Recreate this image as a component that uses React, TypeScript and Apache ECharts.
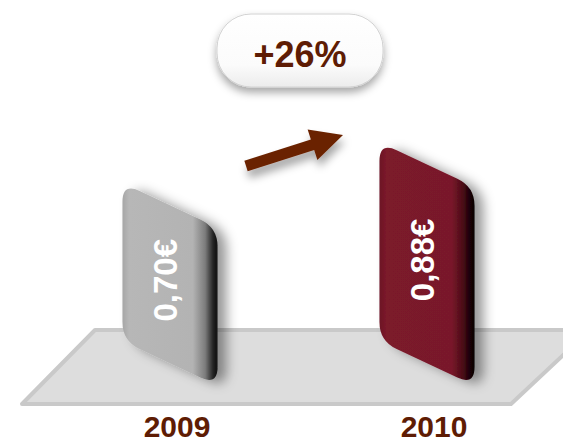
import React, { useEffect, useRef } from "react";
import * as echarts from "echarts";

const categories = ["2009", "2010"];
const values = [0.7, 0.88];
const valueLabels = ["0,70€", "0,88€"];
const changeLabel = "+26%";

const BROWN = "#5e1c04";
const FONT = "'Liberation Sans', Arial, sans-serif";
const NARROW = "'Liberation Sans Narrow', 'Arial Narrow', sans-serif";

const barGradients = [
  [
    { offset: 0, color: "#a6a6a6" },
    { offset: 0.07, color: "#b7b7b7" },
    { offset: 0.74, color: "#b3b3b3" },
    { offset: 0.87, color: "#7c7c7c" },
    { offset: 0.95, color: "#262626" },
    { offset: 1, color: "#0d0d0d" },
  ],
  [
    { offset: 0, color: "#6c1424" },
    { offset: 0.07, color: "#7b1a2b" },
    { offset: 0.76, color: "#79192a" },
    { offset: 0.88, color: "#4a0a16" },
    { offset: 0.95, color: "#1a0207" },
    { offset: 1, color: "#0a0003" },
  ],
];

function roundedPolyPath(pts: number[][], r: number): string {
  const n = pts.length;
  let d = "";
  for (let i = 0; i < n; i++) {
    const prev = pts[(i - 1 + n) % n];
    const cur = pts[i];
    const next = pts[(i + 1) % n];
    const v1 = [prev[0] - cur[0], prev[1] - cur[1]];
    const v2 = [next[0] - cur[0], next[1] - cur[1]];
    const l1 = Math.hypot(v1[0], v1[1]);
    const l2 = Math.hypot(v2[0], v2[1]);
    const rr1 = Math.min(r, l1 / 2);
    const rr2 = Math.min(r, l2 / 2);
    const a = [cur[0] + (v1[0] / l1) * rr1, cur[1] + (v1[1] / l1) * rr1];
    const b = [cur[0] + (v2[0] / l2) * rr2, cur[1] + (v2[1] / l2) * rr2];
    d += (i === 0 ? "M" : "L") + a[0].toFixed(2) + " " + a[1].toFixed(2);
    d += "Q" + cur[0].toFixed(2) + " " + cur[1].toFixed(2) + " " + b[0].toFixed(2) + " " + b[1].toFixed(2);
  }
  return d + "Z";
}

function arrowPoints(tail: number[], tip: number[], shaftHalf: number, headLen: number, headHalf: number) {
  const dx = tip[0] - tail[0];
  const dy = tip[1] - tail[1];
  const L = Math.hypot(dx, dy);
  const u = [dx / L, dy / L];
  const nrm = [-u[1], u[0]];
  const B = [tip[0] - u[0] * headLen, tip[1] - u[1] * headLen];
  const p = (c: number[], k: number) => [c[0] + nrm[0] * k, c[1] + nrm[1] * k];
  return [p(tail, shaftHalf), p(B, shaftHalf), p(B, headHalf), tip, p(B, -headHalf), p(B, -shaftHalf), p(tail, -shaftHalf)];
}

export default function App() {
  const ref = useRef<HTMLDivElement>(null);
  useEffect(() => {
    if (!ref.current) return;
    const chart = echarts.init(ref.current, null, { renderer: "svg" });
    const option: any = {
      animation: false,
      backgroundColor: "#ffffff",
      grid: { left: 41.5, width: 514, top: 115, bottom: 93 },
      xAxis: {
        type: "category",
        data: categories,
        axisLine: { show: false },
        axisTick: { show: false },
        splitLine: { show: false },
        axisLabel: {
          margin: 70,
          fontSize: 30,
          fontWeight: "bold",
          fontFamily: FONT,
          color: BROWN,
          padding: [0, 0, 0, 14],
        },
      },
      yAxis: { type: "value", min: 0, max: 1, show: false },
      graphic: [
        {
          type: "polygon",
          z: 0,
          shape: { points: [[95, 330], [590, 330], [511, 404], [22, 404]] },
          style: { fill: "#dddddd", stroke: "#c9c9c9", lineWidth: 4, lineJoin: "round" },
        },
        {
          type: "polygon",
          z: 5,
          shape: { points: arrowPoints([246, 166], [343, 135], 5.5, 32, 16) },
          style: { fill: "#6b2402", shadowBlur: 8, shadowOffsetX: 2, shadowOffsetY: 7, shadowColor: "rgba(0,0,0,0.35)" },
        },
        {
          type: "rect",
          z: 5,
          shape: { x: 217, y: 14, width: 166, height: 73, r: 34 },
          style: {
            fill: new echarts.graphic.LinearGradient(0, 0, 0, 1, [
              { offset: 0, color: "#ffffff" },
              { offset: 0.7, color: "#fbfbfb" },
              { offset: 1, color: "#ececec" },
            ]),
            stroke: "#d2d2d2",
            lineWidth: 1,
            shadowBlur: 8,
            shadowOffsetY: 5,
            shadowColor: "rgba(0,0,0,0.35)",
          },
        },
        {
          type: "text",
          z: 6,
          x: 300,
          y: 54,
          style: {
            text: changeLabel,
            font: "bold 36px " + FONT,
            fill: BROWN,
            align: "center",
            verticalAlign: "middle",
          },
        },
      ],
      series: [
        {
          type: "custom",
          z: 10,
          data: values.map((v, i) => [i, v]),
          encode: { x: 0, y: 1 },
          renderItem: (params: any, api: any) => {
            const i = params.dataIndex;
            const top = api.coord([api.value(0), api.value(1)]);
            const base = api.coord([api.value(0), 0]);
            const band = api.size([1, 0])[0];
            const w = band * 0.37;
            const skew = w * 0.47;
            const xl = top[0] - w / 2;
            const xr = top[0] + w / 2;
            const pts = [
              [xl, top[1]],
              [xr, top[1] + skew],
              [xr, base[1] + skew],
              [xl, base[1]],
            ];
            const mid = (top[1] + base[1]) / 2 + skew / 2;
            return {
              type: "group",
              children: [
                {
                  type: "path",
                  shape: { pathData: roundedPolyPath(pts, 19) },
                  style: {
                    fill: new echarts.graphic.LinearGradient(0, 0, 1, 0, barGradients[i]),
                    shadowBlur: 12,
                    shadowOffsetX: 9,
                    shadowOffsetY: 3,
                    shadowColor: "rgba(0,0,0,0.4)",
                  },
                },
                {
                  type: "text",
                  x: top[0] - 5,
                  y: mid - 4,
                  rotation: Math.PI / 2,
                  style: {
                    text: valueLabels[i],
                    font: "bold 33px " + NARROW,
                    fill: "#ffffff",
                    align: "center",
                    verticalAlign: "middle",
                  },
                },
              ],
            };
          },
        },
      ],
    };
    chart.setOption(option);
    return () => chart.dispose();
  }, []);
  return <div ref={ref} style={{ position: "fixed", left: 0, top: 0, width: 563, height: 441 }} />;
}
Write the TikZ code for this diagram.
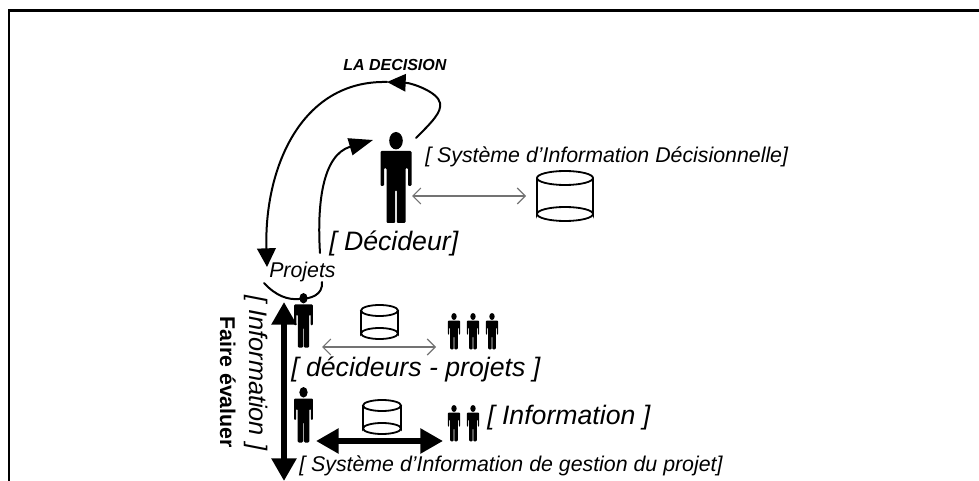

============================================================

▶ _INSTRUCTIONS TO FOLLOW_
Pull out all lines of the data with the string "React".

▶ _TASK SOLUTION_
Recreate this image as a component that uses React, TypeScript and Apache ECharts.
import React, { useEffect, useRef } from "react";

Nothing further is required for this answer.